The church was dedicated and re-dedicated at Christmas, and the axis of the church points exactly to the point of sunrise on Christmas Day. It must have been at the very moment of sunrise that the doors of the completed church were thrown open.

The poet says, "At last the holy morn had come, and the great door of the new-built temple ground on its opening hinges. And when the first beam of rosy light, driving away the shadows, leapt from arch to arch, all the princes and people hymned their song of praise and prayer, and it seemed as if the mighty arches were set in heaven."

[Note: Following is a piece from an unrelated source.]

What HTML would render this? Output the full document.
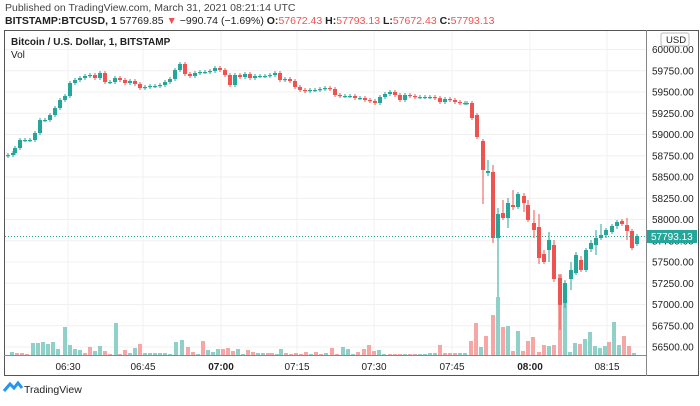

The architects were two artists from Asia Minor, Anthemius of Tralles and Isidorus of Miletus. They were the most famous builders of the age, and Anthemius with a younger Isidorus, nephew of the other, is said to have built also the Church of the Holy Apostles.

The square area covered by the central dome of St Sophia is more than one hundred feet in each direction; it is prolonged, east and west, by two vast semicircles, making a length of considerably more than two hundred feet. From the eastern semicircle open three smaller apses, and to the west open two apses and a central square compartment. All this is unobstructed area, one colossal chamber. At the sides of the square central space, and around the four corner apses, stand magnificent monolithic columns of porphyry, and of marble, green spotted with white. These columns with their arches support the gallery floor above the aisles. Over them again rise other columns which bear the lateral walls supporting the done. The dome itself is pierced around its base by forty windows through which a flood of light pours into the vast space.